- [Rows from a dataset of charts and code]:
## start

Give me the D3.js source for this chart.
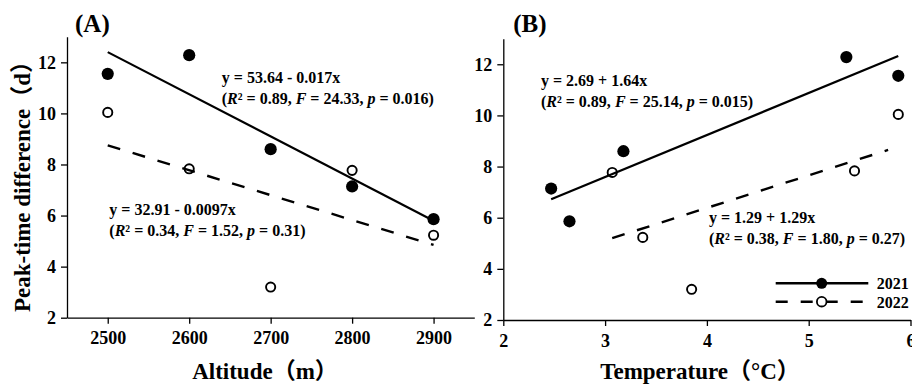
<!DOCTYPE html>
<html>
<head>
<meta charset="utf-8">
<script src="https://cdn.jsdelivr.net/npm/d3@7"></script>
<style>
  body { margin: 0; background: #fff; }
  svg { display: block; }
  text { font-family: "Liberation Serif", "Times New Roman", "Noto Sans CJK SC", serif; font-weight: bold; fill: #000; }
</style>
</head>
<body>
<div id="chart"></div>
<script>
// data
const altitude = [2500, 2600, 2700, 2800, 2900];
const peak2021 = [11.55, 12.28, 8.6, 7.14, 5.86];
const peak2022 = [10.04, 7.83, 3.2, 7.77, 5.23];
const temp2021 = [5.88, 5.37, 3.18, 2.47, 2.65];
const temp2022 = [5.88, 5.45, 3.85, 3.07, 3.37];

// fitted line end points [x, y]
const fitAlt2021 = [[2500, 12.4], [2900, 5.8]];
const fitAlt2022 = [[2500, 8.75], [2900, 4.85]];
const fitTemp2021 = [[2.47, 6.72], [5.88, 12.32]];
const fitTemp2022 = [[3.07, 5.2], [5.78, 8.65]];

const altTicks = [2500, 2600, 2700, 2800, 2900];
const tempTicks = [2, 3, 4, 5, 6];
const yTicks = [2, 4, 6, 8, 10, 12];
const years = ["2021", "2022"];

const width = 912, height = 385;

const svg = d3.select('#chart').append('svg')
    .attr('width', width)
    .attr('height', height);

function panel(opts) {
    const x = d3.scaleLinear().domain(opts.xDomain).range(opts.xRange);
    const y = d3.scaleLinear().domain([2, 13]).range(opts.yRange);
    const g = svg.append('g');

    // axes
    const xAxis = g.append('g')
        .attr('transform', `translate(0,${opts.yRange[0]})`)
        .call(d3.axisBottom(x).tickValues(opts.xTicks).tickFormat(d3.format('d'))
            .tickSize(6).tickPadding(8).tickSizeOuter(0));
    const yAxis = g.append('g')
        .attr('transform', `translate(${opts.xRange[0]},0)`)
        .call(d3.axisLeft(y).tickValues(yTicks).tickFormat(d3.format('d'))
            .tickSize(6).tickPadding(5).tickSizeOuter(0));
    [xAxis, yAxis].forEach(a => {
        a.select('.domain').attr('stroke', '#000').attr('stroke-width', 1.3);
        a.selectAll('.tick line').attr('stroke', '#000').attr('stroke-width', 1.3);
        a.selectAll('.tick text').style('font-size', '18px').attr('fill', '#000');
    });

    // fit lines
    const line = d3.line().x(d => x(d[0])).y(d => y(d[1]));
    g.append('path').datum(opts.fit1)
        .attr('d', line).attr('fill', 'none')
        .attr('stroke', '#000').attr('stroke-width', 2.2);
    g.append('path').datum(opts.fit2)
        .attr('d', line).attr('fill', 'none')
        .attr('stroke', '#000').attr('stroke-width', 2.4)
        .attr('stroke-dasharray', '13,13');

    // points
    g.selectAll('.p2022').data(d3.zip(opts.xs2, peak2022)).enter()
        .append('circle')
            .attr('cx', d => x(d[0])).attr('cy', d => y(d[1]))
            .attr('r', 4.6).attr('fill', 'none')
            .attr('stroke', '#000').attr('stroke-width', 1.9);
    g.selectAll('.p2021').data(d3.zip(opts.xs1, peak2021)).enter()
        .append('circle')
            .attr('cx', d => x(d[0])).attr('cy', d => y(d[1]))
            .attr('r', 6.1).attr('fill', '#000');

    // equations
    opts.notes.forEach(n => {
        g.append('text')
            .attr('x', x(n.x)).attr('y', y(n.y))
            .style('font-size', '16px')
            .text(n.eq);
        const t2 = g.append('text')
            .attr('x', x(n.x)).attr('y', y(n.y) + 21)
            .style('font-size', '16px');
        t2.append('tspan').text('(');
        t2.append('tspan').attr('font-style', 'italic').text('R');
        t2.append('tspan').text('² = ' + n.r2 + ', ');
        t2.append('tspan').attr('font-style', 'italic').text('F');
        t2.append('tspan').text(' = ' + n.f + ', ');
        t2.append('tspan').attr('font-style', 'italic').text('p');
        t2.append('tspan').text(' = ' + n.p + ')');
    });

    // panel label
    g.append('text')
        .attr('x', opts.xRange[0] + opts.labelDx).attr('y', 32)
        .style('font-size', '25px')
        .text(opts.label);

    // axis title
    g.append('text')
        .attr('x', opts.titleX).attr('y', 379)
        .attr('text-anchor', 'middle')
        .style('font-size', '23px')
        .text(opts.title);

    return {x, y, g};
}

panel({
    xDomain: [2450, 2950], xRange: [67, 474.3], yRange: [317.7, 36.8],
    xTicks: altTicks, xs1: altitude, xs2: altitude,
    fit1: fitAlt2021, fit2: fitAlt2022,
    label: '(A)', labelDx: 8, title: 'Altitude（m）', titleX: 265,
    notes: [
        {x: 2640, y: 11.19, eq: 'y = 53.64 - 0.017x', r2: '0.89', f: '24.33', p: '0.016'},
        {x: 2502, y: 6.02, eq: 'y =  32.91 - 0.0097x', r2: '0.34', f: '1.52', p: '0.31'}
    ]
});

panel({
    xDomain: [2, 6], xRange: [503.3, 910.5], yRange: [320, 38.7],
    xTicks: tempTicks, xs1: temp2021, xs2: temp2022,
    fit1: fitTemp2021, fit2: fitTemp2022,
    label: '(B)', labelDx: 10, title: 'Temperature（°C）', titleX: 700,
    notes: [
        {x: 2.37, y: 11.15, eq: 'y = 2.69 + 1.64x', r2: '0.89', f: '25.14', p: '0.015'},
        {x: 4.02, y: 5.8, eq: 'y = 1.29 + 1.29x', r2: '0.38', f: '1.80', p: '0.27'}
    ]
});

// y axis title (shared)
svg.append('text')
    .attr('transform', 'translate(30,181) rotate(-90)')
    .attr('text-anchor', 'middle')
    .style('font-size', '23px')
    .text('Peak-time difference（d）');

// legend
const legend = svg.append('g');
years.forEach((yr, i) => {
    const ly = 283.3 + i * 18.4;
    legend.append('line')
        .attr('x1', 775.7).attr('x2', 868.3).attr('y1', ly).attr('y2', ly)
        .attr('stroke', '#000').attr('stroke-width', 2.4)
        .attr('stroke-dasharray', i === 0 ? null : '12,13');
    legend.append('circle')
        .attr('cx', 821.7).attr('cy', ly)
        .attr('r', i === 0 ? 5.5 : 4.8)
        .attr('fill', i === 0 ? '#000' : '#fff')
        .attr('stroke', '#000').attr('stroke-width', i === 0 ? 0 : 1.8);
    legend.append('text')
        .attr('x', 876.7).attr('y', ly + 6)
        .style('font-size', '16px')
        .text(yr);
});
</script>
</body>
</html>
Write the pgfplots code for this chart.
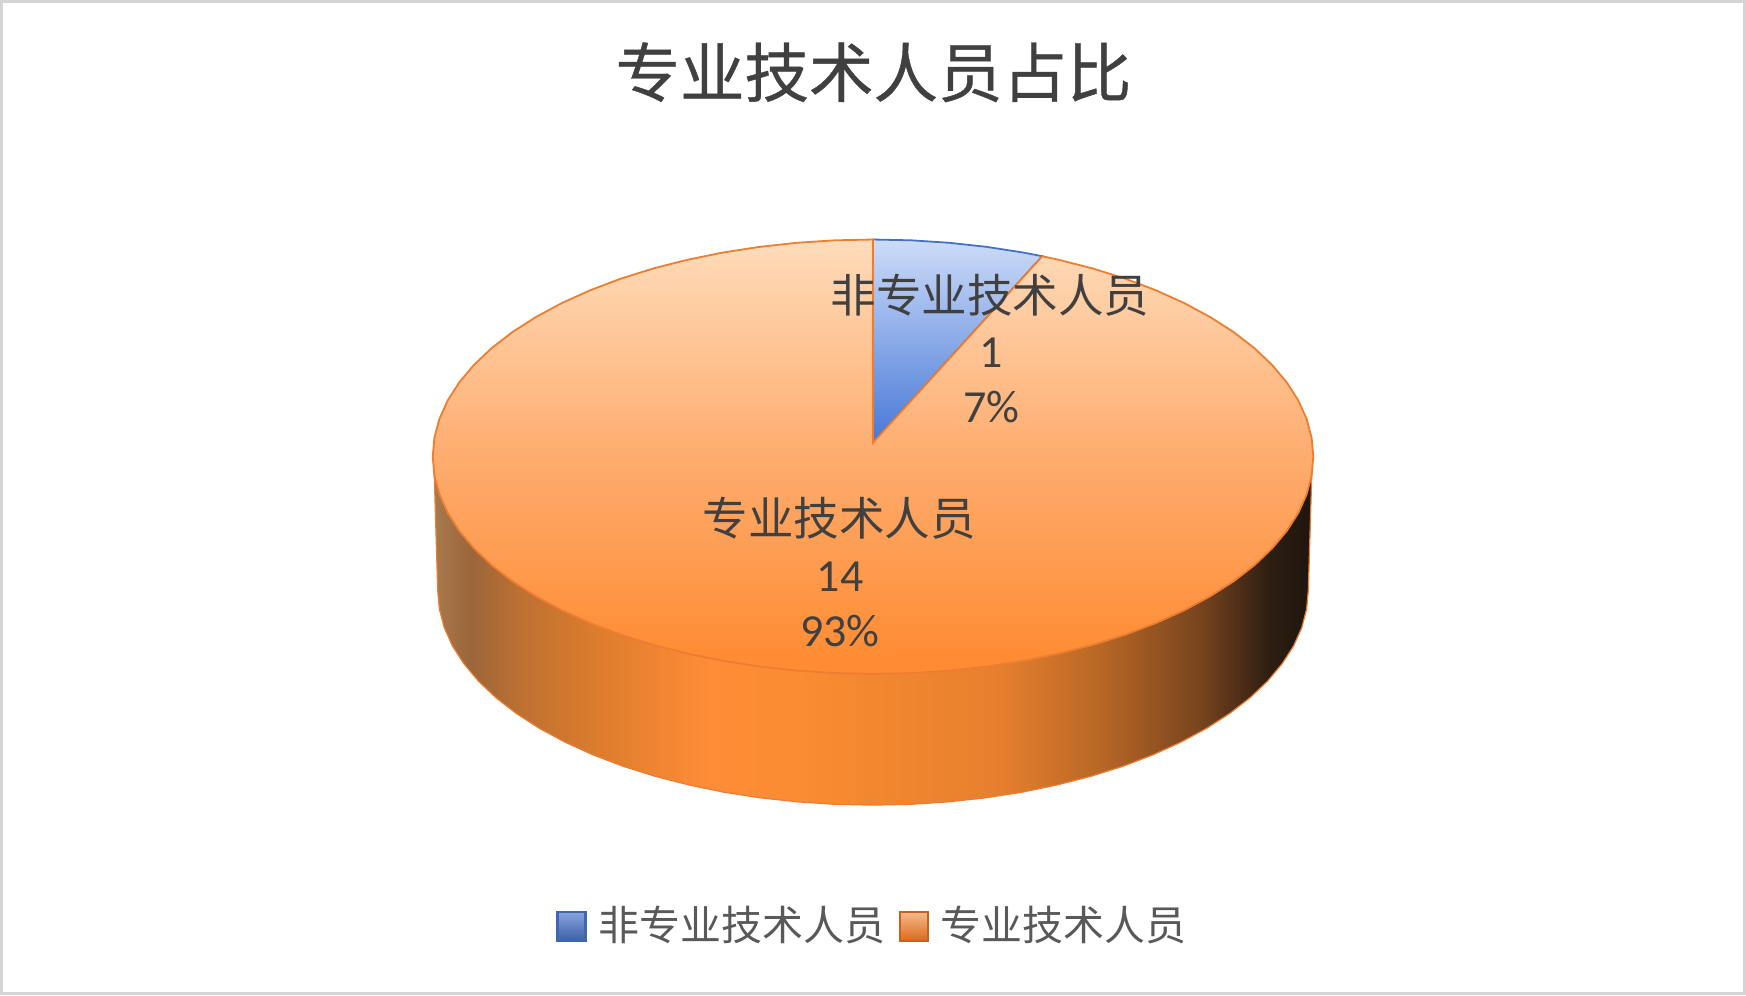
\documentclass[border=0pt]{standalone}
\usepackage{pgfplots}
\pgfplotsset{compat=1.18}
\usepackage{fontspec}
\setmainfont{Carlito}
\newfontfamily\cjk{Noto Sans CJK SC}
\newfontfamily\cjkb[FakeBold=0.6]{Noto Sans CJK SC}
\definecolor{s0}{RGB}{168,122,78}
\definecolor{s1}{RGB}{155,102,58}
\definecolor{s2}{RGB}{190,112,50}
\definecolor{s3}{RGB}{222,125,45}
\definecolor{s4}{RGB}{255,140,55}
\definecolor{s5}{RGB}{250,140,50}
\definecolor{s6}{RGB}{230,127,45}
\definecolor{s7}{RGB}{185,103,38}
\definecolor{s8}{RGB}{120,68,30}
\definecolor{s9}{RGB}{45,30,18}
\definecolor{s10}{RGB}{30,21,13}
\pgfdeclarehorizontalshading{sideshade}{100bp}{color(0bp)=(s0); color(25bp)=(s0); color(27.1bp)=(s1); color(30bp)=(s2); color(34.5bp)=(s3); color(40.7bp)=(s4); color(45.9bp)=(s5); color(57.2bp)=(s6); color(62.9bp)=(s7); color(68.6bp)=(s8); color(72.6bp)=(s9); color(75bp)=(s10); color(100bp)=(s10)}
\definecolor{ot}{RGB}{254,220,186}
\definecolor{om}{RGB}{254,172,110}
\definecolor{ob}{RGB}{255,140,52}
\pgfdeclareverticalshading{topshade}{100bp}{color(0bp)=(ob); color(27bp)=(ob); color(50bp)=(om); color(75bp)=(ot); color(100bp)=(ot)}
\definecolor{bt}{RGB}{205,220,248}
\definecolor{bb}{RGB}{70,120,215}
\definecolor{edgeo}{RGB}{237,125,49}
\definecolor{edgeb}{RGB}{68,114,196}
\definecolor{txt}{RGB}{64,64,64}
\definecolor{legt}{RGB}{89,89,89}
\definecolor{sot}{RGB}{245,185,140}
\definecolor{sob}{RGB}{220,105,30}
\definecolor{sod}{RGB}{205,95,25}
\begin{document}
\begin{tikzpicture}
\begin{axis}[
  scale only axis, width=873pt, height=497pt,
  xmin=0, xmax=1746, ymin=0, ymax=994, y dir=reverse,
  ticks=none, clip=false,
  axis line style={draw=black!17, line width=1.4pt},
]
% side
\addplot[shading=sideshade, draw=edgeo, line width=0.6pt] coordinates {
 (433,456) (437,590) (438.7,608.8) (443.6,627.4) (451.8,645.7) (463.3,663.5) (477.8,680.8) (495.4,697.5)
 (515.9,713.3) (539,728.2) (564.7,742) (592.7,754.7) (623,766.2) (655,776.2) (688.7,784.8) (723.9,792.1)
 (760.2,797.7) (797.3,801.7) (835,804.2) (873,805) (911,804.2) (948.7,801.7) (985.8,797.7) (1022.1,792.1)
 (1057.3,784.8) (1091,776.2) (1123,766.2) (1153.3,754.7) (1181.3,742) (1207,728.2) (1230.1,713.3)
 (1250.6,697.5) (1268.2,680.8) (1282.7,663.5) (1294.2,645.7) (1302.4,627.4) (1307.3,608.8) (1309,590) (1313,456)
} --cycle;
% blue sector: value 1 of 15
\addplot[top color=bt, bottom color=bb, draw=edgeb, line width=0.9pt] coordinates {
 (873,442) (873,238.5) (911.4,239.3) (949.6,241.8) (987.1,245.9) (1023.8,251.6) (1042.5,255.2)
} --cycle;
% orange sector: value 14 of 15
\addplot[shading=topshade, draw=edgeo, line width=0.9pt] coordinates {
 (873,442) (1042.5,255.2) (1059.4,258.9) (1093.5,267.6) (1125.9,277.8) (1156.5,289.4) (1184.8,302.2)
 (1210.8,316.2) (1234.2,331.2) (1254.9,347.2) (1272.7,364.1) (1287.4,381.6) (1299,399.7) (1307.3,418.2)
 (1312.3,437) (1314,456) (1312.3,475) (1307.3,493.8) (1299,512.3) (1287.4,530.4) (1272.7,547.9)
 (1254.9,564.8) (1234.2,580.8) (1210.8,595.8) (1184.8,609.8) (1156.5,622.6) (1125.9,634.2) (1093.5,644.4)
 (1059.4,653.1) (1023.8,660.4) (987.1,666.1) (949.6,670.2) (911.4,672.7) (873,673.5) (834.6,672.7)
 (796.4,670.2) (758.9,666.1) (722.2,660.4) (686.6,653.1) (652.5,644.4) (620.1,634.2) (589.5,622.6)
 (561.2,609.8) (535.2,595.8) (511.8,580.8) (491.1,564.8) (473.3,547.9) (458.6,530.4) (447,512.3)
 (438.7,493.8) (433.7,475) (432,456) (433.7,437) (438.7,418.2) (447,399.7) (458.6,381.6) (473.3,364.1)
 (491.1,347.2) (511.8,331.2) (535.2,316.2) (561.2,302.2) (589.5,289.4) (620.1,277.8) (652.5,267.6)
 (686.6,258.9) (722.2,251.6) (758.9,245.9) (796.4,241.8) (834.6,239.3) (873,238.5)
} --cycle;
% legend swatches
\addplot[top color=blue!10!edgeb!60!white, bottom color=edgeb!85!black, draw=edgeb!90!black, line width=1.2pt] coordinates {(557,912) (585,912) (585,941) (557,941)} --cycle;
\addplot[top color=sot, bottom color=sob, draw=sod, line width=1.2pt] coordinates {(900,912) (928,912) (928,941) (900,941)} --cycle;
% texts
\node[text=txt, font=\cjkb\fontsize{32.3}{38}\selectfont] at (axis cs:873.5,71) {专业技术人员占比};
\node[text=txt, font=\cjk\fontsize{22.8}{27}\selectfont] at (axis cs:990,294) {非专业技术人员};
\node[text=txt, font=\fontsize{23}{27}\selectfont] at (axis cs:991.5,352) {1};
\node[text=txt, font=\fontsize{23}{27}\selectfont] at (axis cs:991.5,406) {7\%};
\node[text=txt, font=\cjk\fontsize{22.8}{27}\selectfont] at (axis cs:839,518) {专业技术人员};
\node[text=txt, font=\fontsize{23}{27}\selectfont] at (axis cs:840,576) {14};
\node[text=txt, font=\fontsize{23}{27}\selectfont] at (axis cs:840,631) {93\%};
\node[text=legt, font=\cjk\fontsize{20.5}{24}\selectfont] at (axis cs:741.5,925) {非专业技术人员};
\node[text=legt, font=\cjk\fontsize{20.5}{24}\selectfont] at (axis cs:1063.5,925) {专业技术人员};
\end{axis}
\end{tikzpicture}
\end{document}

## end

- [TASK DESCRIPTION]:
Please reproduce, word for word, every line from the first line of the records above through the line containing "const g = svg.append('g');", and leave out the pictures.

- [RESULT OF THE EXERCISE]:
Give me the D3.js source for this chart.
<!DOCTYPE html>
<html>
<head>
<meta charset="utf-8">
<script src="https://cdn.jsdelivr.net/npm/d3@7"></script>
<style>
  body { margin: 0; background: #fff; }
  svg { display: block; }
  text { font-family: "Liberation Serif", "Times New Roman", "Noto Sans CJK SC", serif; font-weight: bold; fill: #000; }
</style>
</head>
<body>
<div id="chart"></div>
<script>
// data
const altitude = [2500, 2600, 2700, 2800, 2900];
const peak2021 = [11.55, 12.28, 8.6, 7.14, 5.86];
const peak2022 = [10.04, 7.83, 3.2, 7.77, 5.23];
const temp2021 = [5.88, 5.37, 3.18, 2.47, 2.65];
const temp2022 = [5.88, 5.45, 3.85, 3.07, 3.37];

// fitted line end points [x, y]
const fitAlt2021 = [[2500, 12.4], [2900, 5.8]];
const fitAlt2022 = [[2500, 8.75], [2900, 4.85]];
const fitTemp2021 = [[2.47, 6.72], [5.88, 12.32]];
const fitTemp2022 = [[3.07, 5.2], [5.78, 8.65]];

const altTicks = [2500, 2600, 2700, 2800, 2900];
const tempTicks = [2, 3, 4, 5, 6];
const yTicks = [2, 4, 6, 8, 10, 12];
const years = ["2021", "2022"];

const width = 912, height = 385;

const svg = d3.select('#chart').append('svg')
    .attr('width', width)
    .attr('height', height);

function panel(opts) {
    const x = d3.scaleLinear().domain(opts.xDomain).range(opts.xRange);
    const y = d3.scaleLinear().domain([2, 13]).range(opts.yRange);
    const g = svg.append('g');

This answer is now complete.